Owned by Horace Bullard, the Playland building was posted with a City-issued demolition order in September. Bullard is also the owner of the adjacent Thunderbolt lot, which has been vacant since the City tore down the roller coaster in 2000. In recent days, City workers cleared weeds from the lot. Bullard also owns the landmarked Shore Theater, which is for sale for $13.5 million.

An arcade operated in the Playland building from the 1930s until 1981, according to Stan Fox, who grew up working in his brother’s penny arcades in Coney Island. He says the arcades were operated by four sets of brothers over a 50-year period: the Silver brothers (Silver’s Penny Arcade), the Katz brothers (Star Penny Arcade), Alex Elowitz and Stan Fox (Playland Arcade), and the Getlan brothers, who kept the Playland name.

Alex Elowitz got his start in the arcade business working as a 12-year old change boy for the Silver brothers, says Fox. After a stint in the Army, Alex returned to Coney Island and in 1949 opened his first Playland Arcade on 20th Street and the Boardwalk in the Washington Baths building. Playlands at 15th Street and the Boardwalk and 12th Street and the Boardwalk (where Nathan’s is now) followed.

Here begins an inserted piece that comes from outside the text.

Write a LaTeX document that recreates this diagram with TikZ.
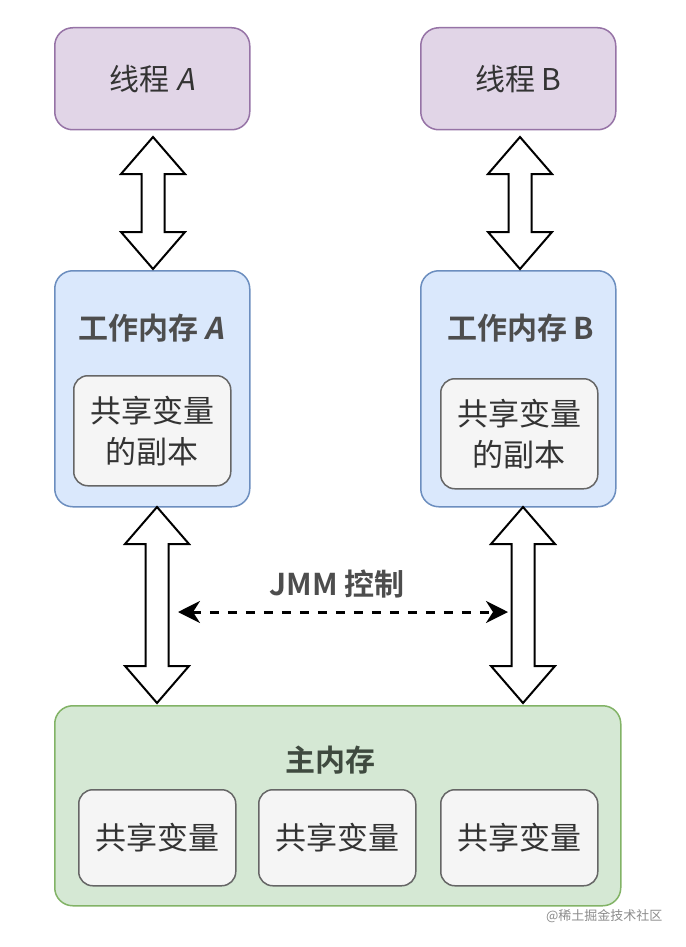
\documentclass[tikz,border=0pt]{standalone}
\usepackage{fontspec}
\setmainfont{Noto Sans CJK SC}[BoldFont={Noto Sans CJK SC Bold}]
\newfontfamily\slantA{Noto Sans CJK SC}[FakeSlant=0.2, BoldFont={Noto Sans CJK SC Bold}, BoldFeatures={FakeSlant=0.2}]
\usetikzlibrary{arrows.meta,calc}
\definecolor{pfill}{HTML}{E1D5E7}\definecolor{pdraw}{HTML}{9673A6}
\definecolor{bfill}{HTML}{DAE8FC}\definecolor{bdraw}{HTML}{6C8EBF}
\definecolor{gfill}{HTML}{D5E8D4}\definecolor{gdraw}{HTML}{82B366}
\definecolor{ifill}{HTML}{F5F5F5}\definecolor{idraw}{HTML}{666666}
\definecolor{txt}{HTML}{333333}\definecolor{ttl}{HTML}{4D4D4D}
\definecolor{gttl}{HTML}{3F4A3F}
\tikzset{
  box/.style={draw, line width=1.5pt, rounded corners=18pt, inner sep=0pt, anchor=north west},
  thread/.style={box, fill=pfill, draw=pdraw, minimum width=195pt, minimum height=102pt, font=\fontsize{30}{36}\selectfont, text=txt},
  work/.style={box, fill=bfill, draw=bdraw, minimum width=195pt, minimum height=236pt},
  mainbox/.style={box, fill=gfill, draw=gdraw, minimum width=566pt, minimum height=200pt},
  inner/.style={box, fill=ifill, draw=idraw, rounded corners=14pt, minimum width=157pt, font=\fontsize{31}{41}\selectfont, text=txt, align=center},
  title/.style={font=\bfseries\fontsize{30}{36}\selectfont, text=ttl},
  fat/.style={draw=black, line width=2pt, fill=white, line join=miter}
}
\newcommand{\dblarrow}[3]{% x, ytop, ybot
  \draw[fat] (#1,#2) -- ++(32,37) -- ++(-20.5,0) -- (#1+11.5,#3-37) -- ++(20.5,0) -- (#1,#3) -- ++(-32,-37) -- ++(20.5,0) -- (#1-11.5,#2+37) -- ++(-20.5,0) -- cycle;}
\begin{document}
\begin{tikzpicture}[x=1pt,y=-1pt]
\useasboundingbox (0,0) rectangle (685,947);
\fill[white] (0,0) rectangle (685,947);
% threads
\node[thread] (tA) at (54,27) {线程 {\slantA A}};
\node[thread] (tB) at (420,27) {线程 B};
% working memories
\node[work] (wA) at (54,270) {};
\node[work] (wB) at (420,270) {};
\node[title] (wAt) at (151,328) {工作内存\hspace{6pt}{\slantA\bfseries A}};
\node[title] (wBt) at (521,328) {工作内存\hspace{6pt}B};
\node[inner, minimum height=110pt] (cA) at (73,375) {共享变量\\的副本};
\node[inner, minimum height=110pt] (cB) at (440,378) {共享变量\\的副本};
% main memory
\node[mainbox] (mm) at (54,705) {};
\node[title, text=gttl] (mmt) at (330,760) {主内存};
\node[inner, minimum height=96pt] (s1) at (78,789) {共享变量};
\node[inner, minimum height=96pt] (s2) at (258,789) {共享变量};
\node[inner, minimum height=96pt] (s3) at (440,789) {共享变量};
% fat double arrows
\dblarrow{153}{137}{269}
\dblarrow{520}{137}{269}
\dblarrow{157}{507}{703}
\dblarrow{523}{507}{703}
% JMM control
\coordinate (jL) at (178,612);
\coordinate (jR) at (508,612);
\draw[line width=3pt, dash pattern=on 9pt off 9pt, {Stealth[length=22pt,width=22pt,inset=7pt]}-{Stealth[length=22pt,width=22pt,inset=7pt]}] (jL) -- (jR);
\node[title] (jmm) at (337,584) {JMM\hspace{6pt}控制};
% watermark
\node[text=black!45, font=\fontsize{13}{15}\selectfont, anchor=east] (wm) at (666,916) {@稀土掘金技术社区};
\end{tikzpicture}
\end{document}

In 1957, Alex and Stan opened their fourth Playland Arcade in the building currently under demolition. They bought the business from the surviving Katz brother for $50,000 and leased the building from Klein and Moran, who also owned the Thunderbolt. “Rent for the whole season was $15,000 in 1957,” says Fox. “In those days 10th Avenue between 42nd and 49th Streets was Coin Machine Row. We ordered a ton of new equipment and renovated the place.” The brothers operated the arcade until 1977, when they sold the business to the Getlan brothers. In 1981 the arcade machines were auctioned and the business closed, leaving Playland vacant for the past thirty years.

UPDATE February 14, 2013:

The demolition of Coney Island’s Playland Arcade, which got underway in October, was interrupted by SuperStorm Sandy. The job was finished today. It’s gone! Charles Denson of the Coney Island History Project managed to save the remaining letters on the facade– L, N and D– and several of the murals. An exhibit is scheduled for this summer.